+++ Supplied material

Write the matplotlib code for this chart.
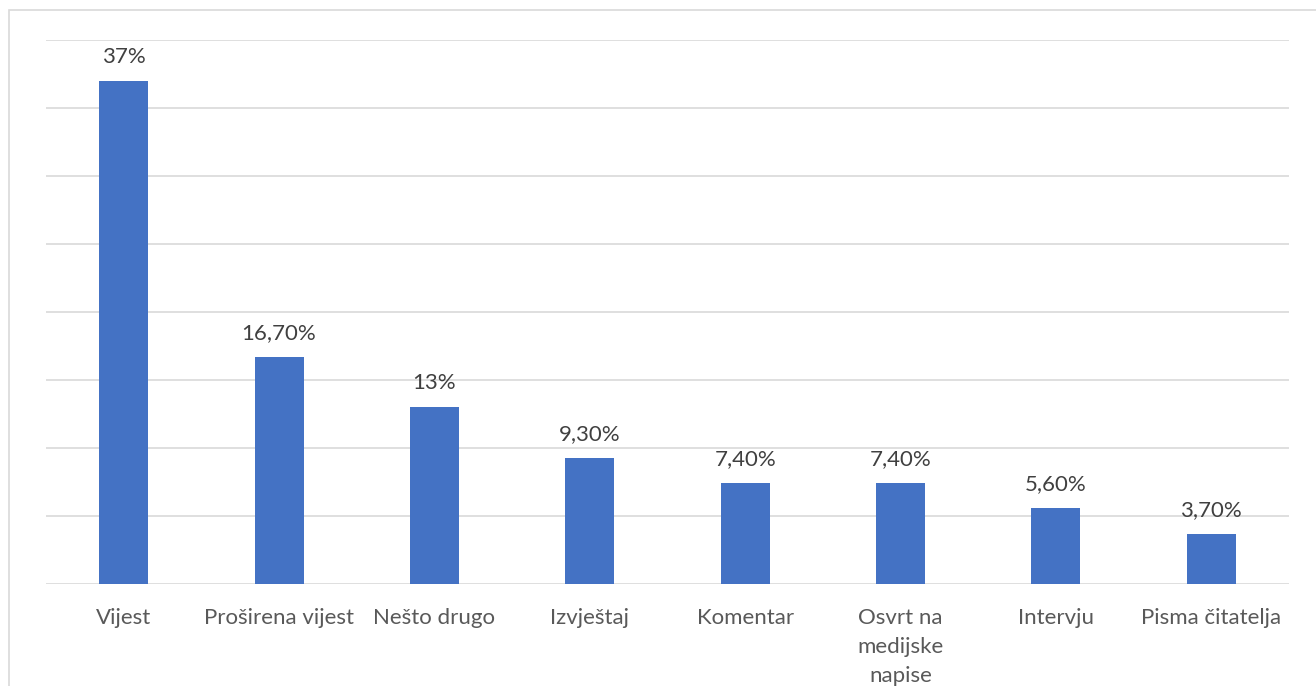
import matplotlib
matplotlib.use("Agg")
import matplotlib.pyplot as plt
from matplotlib.patches import Rectangle

categories = ["Vijest", "Proširena vijest", "Nešto drugo", "Izvještaj", "Komentar",
              "Osvrt na\nmedijske\nnapise", "Intervju", "Pisma čitatelja"]
values = [37, 16.7, 13, 9.3, 7.4, 7.4, 5.6, 3.7]
value_labels = ["37%", "16,70%", "13%", "9,30%", "7,40%", "7,40%", "5,60%", "3,70%"]

plt.rcParams['font.family'] = ['Lato', 'DejaVu Sans']
W, H = 1316, 686
fig = plt.figure(figsize=(W / 100, H / 100), dpi=100)

# outer border
fig.patches.append(Rectangle((9 / W, -0.1), 1.2, 1 - 10 / H + 0.1, transform=fig.transFigure,
                             fill=False, edgecolor="#d9d9d9", linewidth=1.2))

left, right, top, bottom = 46, 1289, 40, 584
ax = fig.add_axes([left / W, 1 - bottom / H, (right - left) / W, (bottom - top) / H])

x = range(len(categories))
ax.bar(x, values, width=0.315, color="#4472C4", zorder=3)
ax.set_xlim(-0.5, len(categories) - 0.5)
ax.set_ylim(0, 40)
ax.set_yticks(range(0, 41, 5))
ax.yaxis.grid(True, color="#d9d9d9", linewidth=1.2, zorder=0)
ax.tick_params(axis='y', left=False, labelleft=False)
ax.tick_params(axis='x', bottom=False, pad=14)
ax.set_xticks(list(x))
ax.set_xticklabels(categories, fontsize=16, color="#595959", linespacing=1.55, va='top')
for s in ax.spines.values():
    s.set_visible(False)

for xi, v, lab in zip(x, values, value_labels):
    ax.annotate(lab, (xi, v), xytext=(0, 10), textcoords="offset points",
                ha='center', va='bottom', fontsize=16, color="#404040")

fig.savefig("out.png", dpi=100)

++++++

The task => Reproduce only the lines from the beginning of the data through the line that contains "ax = fig.add_axes([left", both included, and please drop the pictures.

Solution for this exercise =>
Write the matplotlib code for this chart.
import matplotlib
matplotlib.use("Agg")
import matplotlib.pyplot as plt
from matplotlib.patches import Rectangle

categories = ["Vijest", "Proširena vijest", "Nešto drugo", "Izvještaj", "Komentar",
              "Osvrt na\nmedijske\nnapise", "Intervju", "Pisma čitatelja"]
values = [37, 16.7, 13, 9.3, 7.4, 7.4, 5.6, 3.7]
value_labels = ["37%", "16,70%", "13%", "9,30%", "7,40%", "7,40%", "5,60%", "3,70%"]

plt.rcParams['font.family'] = ['Lato', 'DejaVu Sans']
W, H = 1316, 686
fig = plt.figure(figsize=(W / 100, H / 100), dpi=100)

# outer border
fig.patches.append(Rectangle((9 / W, -0.1), 1.2, 1 - 10 / H + 0.1, transform=fig.transFigure,
                             fill=False, edgecolor="#d9d9d9", linewidth=1.2))

left, right, top, bottom = 46, 1289, 40, 584
ax = fig.add_axes([left / W, 1 - bottom / H, (right - left) / W, (bottom - top) / H])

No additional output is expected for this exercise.